ISA Trans. 2023 Mar:134:290-301. doi: 10.1016/j.isatra.2022.08.021. Epub 2022 Aug 26.

Abstract

With the development of industrialization, the production scale and complexity of process industries are getting larger and larger. But, limited by the small amounts of samples and the uneven sample distribution in the process industry, it is difficult to establish accurate and efficient data-driven soft sensor models to predict some variables. To further develop the application of soft sensor models, generating new virtual samples based on the original sample distribution to extend the sample set is an ideal approach to solve this problem. In this paper, a novel virtual sample generation method based on the co-training of two K-Nearest Neighbor (KNN) models is proposed. First, according to the sparse parameter, sparse regions in each dimension of the feature space are identified. Second, the input features of virtual samples are generated in these sparse regions by performing interpolation operations. Third, the outputs of virtual samples are predicted by double KNN regressors based on co-training.
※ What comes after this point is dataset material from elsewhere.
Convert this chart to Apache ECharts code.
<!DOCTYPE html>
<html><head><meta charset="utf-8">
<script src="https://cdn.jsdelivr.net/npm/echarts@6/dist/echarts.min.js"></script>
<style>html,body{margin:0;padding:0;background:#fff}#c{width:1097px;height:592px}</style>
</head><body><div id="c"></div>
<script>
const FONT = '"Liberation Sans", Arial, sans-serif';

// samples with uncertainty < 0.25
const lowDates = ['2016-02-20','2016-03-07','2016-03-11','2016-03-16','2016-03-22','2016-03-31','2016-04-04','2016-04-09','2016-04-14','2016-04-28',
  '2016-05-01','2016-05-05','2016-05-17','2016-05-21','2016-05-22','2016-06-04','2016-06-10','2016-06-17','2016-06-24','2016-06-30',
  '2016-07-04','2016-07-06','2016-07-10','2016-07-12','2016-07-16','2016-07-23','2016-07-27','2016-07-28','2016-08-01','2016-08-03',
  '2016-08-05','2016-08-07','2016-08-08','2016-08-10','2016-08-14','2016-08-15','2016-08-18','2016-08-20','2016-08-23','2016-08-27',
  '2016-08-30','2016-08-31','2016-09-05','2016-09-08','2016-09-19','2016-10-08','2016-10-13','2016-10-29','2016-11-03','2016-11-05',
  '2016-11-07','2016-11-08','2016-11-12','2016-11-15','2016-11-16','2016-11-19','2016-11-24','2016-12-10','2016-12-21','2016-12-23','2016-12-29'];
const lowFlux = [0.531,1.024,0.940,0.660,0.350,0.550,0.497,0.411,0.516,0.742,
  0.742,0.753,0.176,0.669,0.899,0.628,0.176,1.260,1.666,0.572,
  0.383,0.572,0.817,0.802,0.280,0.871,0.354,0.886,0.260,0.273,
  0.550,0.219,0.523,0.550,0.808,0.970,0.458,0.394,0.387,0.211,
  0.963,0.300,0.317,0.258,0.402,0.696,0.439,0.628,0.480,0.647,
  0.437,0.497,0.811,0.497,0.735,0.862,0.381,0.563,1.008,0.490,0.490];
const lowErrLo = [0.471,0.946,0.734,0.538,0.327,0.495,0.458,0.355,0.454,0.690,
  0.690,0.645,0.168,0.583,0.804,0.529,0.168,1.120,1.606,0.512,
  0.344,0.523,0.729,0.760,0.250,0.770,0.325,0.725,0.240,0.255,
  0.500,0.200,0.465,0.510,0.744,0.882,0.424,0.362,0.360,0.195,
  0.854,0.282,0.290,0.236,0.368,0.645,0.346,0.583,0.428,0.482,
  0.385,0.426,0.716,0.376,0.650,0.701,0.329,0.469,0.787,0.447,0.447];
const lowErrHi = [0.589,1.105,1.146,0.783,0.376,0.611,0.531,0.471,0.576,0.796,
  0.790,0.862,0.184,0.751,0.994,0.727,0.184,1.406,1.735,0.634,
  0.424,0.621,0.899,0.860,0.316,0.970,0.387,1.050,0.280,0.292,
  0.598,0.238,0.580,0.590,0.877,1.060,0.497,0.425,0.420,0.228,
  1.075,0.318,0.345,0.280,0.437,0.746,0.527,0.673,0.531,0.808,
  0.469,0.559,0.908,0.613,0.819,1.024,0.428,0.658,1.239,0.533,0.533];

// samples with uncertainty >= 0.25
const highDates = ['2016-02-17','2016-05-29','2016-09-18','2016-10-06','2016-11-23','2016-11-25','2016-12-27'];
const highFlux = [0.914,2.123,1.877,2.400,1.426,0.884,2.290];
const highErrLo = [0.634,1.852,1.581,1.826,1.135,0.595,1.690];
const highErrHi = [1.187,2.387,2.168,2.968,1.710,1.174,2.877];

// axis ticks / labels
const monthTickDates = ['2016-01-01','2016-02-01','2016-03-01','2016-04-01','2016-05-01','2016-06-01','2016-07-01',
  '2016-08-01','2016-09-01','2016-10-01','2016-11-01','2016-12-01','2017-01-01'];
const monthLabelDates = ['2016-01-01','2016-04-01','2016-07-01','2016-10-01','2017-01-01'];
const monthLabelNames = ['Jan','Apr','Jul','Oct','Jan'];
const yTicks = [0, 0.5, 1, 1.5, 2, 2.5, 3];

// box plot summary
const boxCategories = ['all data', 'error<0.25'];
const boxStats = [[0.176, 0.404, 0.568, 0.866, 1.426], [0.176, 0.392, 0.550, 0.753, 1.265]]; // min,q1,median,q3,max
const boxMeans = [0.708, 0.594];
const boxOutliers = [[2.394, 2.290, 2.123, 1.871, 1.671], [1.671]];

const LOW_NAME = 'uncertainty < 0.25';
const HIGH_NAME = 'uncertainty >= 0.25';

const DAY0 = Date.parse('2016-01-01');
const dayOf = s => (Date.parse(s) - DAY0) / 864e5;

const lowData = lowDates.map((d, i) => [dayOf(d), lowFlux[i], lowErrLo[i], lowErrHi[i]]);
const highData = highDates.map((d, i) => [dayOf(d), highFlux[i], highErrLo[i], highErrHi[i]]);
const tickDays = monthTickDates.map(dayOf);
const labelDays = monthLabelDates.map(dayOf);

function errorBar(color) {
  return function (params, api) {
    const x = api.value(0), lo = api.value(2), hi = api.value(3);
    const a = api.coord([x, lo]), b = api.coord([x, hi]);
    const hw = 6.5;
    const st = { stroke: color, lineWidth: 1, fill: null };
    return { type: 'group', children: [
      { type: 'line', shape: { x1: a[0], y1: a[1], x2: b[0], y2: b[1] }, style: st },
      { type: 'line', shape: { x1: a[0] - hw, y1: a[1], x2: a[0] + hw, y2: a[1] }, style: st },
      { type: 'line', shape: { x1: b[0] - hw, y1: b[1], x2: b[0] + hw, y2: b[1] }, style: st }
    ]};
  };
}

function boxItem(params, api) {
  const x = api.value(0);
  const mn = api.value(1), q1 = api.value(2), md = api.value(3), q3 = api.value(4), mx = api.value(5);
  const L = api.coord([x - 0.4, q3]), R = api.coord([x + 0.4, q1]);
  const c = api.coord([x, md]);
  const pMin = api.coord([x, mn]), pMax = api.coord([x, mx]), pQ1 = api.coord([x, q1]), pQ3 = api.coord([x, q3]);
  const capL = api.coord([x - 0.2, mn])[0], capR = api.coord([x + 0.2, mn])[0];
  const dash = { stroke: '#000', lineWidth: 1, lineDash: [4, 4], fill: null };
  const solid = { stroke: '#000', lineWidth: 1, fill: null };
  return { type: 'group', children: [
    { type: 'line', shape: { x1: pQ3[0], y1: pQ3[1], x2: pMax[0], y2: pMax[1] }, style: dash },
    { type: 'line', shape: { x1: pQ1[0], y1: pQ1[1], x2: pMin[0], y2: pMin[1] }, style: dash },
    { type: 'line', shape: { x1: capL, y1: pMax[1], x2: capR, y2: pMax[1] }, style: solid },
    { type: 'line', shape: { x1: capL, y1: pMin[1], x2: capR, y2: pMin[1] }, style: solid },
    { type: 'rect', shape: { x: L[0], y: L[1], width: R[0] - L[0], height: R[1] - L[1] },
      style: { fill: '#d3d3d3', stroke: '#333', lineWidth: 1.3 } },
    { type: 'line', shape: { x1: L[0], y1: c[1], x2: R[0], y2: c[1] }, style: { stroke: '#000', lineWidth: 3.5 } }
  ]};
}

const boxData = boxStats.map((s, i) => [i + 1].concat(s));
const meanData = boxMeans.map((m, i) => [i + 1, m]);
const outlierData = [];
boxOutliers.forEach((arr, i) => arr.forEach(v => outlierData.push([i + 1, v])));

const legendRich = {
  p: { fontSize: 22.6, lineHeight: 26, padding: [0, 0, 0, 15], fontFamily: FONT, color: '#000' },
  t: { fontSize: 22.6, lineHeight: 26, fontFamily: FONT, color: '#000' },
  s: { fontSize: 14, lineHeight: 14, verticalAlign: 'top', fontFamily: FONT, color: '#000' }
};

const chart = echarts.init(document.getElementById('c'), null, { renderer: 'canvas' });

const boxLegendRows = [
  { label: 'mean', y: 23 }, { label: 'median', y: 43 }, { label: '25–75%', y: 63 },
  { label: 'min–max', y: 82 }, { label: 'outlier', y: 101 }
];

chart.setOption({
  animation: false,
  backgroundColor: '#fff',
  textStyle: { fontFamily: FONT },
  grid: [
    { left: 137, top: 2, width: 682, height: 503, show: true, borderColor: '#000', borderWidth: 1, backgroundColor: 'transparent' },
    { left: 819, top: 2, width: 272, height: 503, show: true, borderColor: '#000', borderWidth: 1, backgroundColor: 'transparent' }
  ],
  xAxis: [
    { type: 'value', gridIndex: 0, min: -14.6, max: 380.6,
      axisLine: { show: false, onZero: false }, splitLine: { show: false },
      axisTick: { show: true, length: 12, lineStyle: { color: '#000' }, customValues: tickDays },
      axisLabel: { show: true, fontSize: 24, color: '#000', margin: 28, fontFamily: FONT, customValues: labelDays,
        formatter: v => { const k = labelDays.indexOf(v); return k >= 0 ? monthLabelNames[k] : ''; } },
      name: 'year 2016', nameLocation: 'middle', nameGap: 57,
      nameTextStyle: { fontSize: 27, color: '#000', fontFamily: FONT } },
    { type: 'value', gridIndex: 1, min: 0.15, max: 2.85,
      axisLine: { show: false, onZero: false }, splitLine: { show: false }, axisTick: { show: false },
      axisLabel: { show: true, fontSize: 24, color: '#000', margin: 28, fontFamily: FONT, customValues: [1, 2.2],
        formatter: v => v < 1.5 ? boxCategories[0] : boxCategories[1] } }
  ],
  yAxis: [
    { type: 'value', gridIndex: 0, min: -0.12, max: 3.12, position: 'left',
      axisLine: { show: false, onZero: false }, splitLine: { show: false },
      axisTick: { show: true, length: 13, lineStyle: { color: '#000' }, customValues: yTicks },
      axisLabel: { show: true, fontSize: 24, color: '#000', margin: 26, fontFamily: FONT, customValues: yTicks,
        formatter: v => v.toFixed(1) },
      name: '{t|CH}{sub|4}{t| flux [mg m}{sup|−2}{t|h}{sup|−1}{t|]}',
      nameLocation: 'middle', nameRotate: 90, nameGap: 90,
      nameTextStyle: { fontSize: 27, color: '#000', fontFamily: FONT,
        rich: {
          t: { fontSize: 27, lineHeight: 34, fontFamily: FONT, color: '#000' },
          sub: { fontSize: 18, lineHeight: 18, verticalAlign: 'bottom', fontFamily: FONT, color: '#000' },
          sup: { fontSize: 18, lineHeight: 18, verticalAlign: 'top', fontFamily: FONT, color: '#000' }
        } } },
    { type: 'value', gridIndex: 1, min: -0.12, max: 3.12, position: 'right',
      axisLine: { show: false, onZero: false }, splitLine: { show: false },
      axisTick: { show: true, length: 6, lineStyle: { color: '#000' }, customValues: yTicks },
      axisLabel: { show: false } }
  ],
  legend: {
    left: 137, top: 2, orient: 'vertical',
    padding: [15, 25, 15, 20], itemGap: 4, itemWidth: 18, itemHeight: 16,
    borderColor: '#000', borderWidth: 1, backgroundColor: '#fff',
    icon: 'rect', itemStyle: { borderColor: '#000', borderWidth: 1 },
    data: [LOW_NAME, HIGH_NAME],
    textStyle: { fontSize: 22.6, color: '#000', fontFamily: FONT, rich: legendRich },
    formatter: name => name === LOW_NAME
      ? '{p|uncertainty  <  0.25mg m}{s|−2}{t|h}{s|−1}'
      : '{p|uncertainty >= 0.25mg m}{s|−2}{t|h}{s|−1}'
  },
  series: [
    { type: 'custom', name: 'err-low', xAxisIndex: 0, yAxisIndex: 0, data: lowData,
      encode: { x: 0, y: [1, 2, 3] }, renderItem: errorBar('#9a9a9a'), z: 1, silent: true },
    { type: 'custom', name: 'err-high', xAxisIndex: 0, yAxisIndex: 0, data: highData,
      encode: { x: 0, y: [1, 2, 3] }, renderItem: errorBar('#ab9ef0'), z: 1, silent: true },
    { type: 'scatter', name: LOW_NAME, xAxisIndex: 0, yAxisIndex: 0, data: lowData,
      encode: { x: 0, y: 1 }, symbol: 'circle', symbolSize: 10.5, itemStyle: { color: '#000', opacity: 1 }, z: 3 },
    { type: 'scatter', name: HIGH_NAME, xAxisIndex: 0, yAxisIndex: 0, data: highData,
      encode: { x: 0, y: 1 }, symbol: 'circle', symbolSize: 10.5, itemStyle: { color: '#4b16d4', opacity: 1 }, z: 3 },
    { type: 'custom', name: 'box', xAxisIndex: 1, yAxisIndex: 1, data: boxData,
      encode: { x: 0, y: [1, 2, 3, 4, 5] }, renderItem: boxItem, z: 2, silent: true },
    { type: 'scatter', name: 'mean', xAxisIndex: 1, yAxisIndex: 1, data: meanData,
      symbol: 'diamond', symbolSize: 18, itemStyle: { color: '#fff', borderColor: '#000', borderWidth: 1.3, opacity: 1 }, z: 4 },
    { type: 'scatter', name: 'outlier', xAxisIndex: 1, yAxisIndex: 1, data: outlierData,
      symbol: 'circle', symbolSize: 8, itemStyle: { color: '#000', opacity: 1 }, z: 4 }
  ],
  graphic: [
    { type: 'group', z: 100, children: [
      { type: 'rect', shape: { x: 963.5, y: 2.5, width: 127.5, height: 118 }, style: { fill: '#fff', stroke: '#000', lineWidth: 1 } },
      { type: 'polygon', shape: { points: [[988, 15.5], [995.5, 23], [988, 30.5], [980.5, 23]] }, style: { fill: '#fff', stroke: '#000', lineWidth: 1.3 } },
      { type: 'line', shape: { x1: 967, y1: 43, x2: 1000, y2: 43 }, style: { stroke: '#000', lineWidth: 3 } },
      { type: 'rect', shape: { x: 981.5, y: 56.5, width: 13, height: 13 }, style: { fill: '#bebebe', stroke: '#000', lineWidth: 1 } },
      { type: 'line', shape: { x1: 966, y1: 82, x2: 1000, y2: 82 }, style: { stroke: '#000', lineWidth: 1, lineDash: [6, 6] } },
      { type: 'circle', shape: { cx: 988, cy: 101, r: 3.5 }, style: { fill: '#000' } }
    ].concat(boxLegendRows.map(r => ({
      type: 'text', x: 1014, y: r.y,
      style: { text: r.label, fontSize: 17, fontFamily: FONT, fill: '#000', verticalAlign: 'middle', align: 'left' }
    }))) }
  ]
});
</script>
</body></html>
The qualified virtual samples are screened and the model is updated using these virtual samples to improve the prediction accuracy of the double KNN models. To verify the effectiveness and superiority of the proposed virtual sample generation method based on the co-training (CTVSG), case studies are conducted using two standard functions and a Purified Terephthalic Acid (PTA) industrial dataset, where the effectiveness of CTVSG is confirmed.

Keywords: Industrial process; Small sample size; Soft sensor; Virtual sample generation.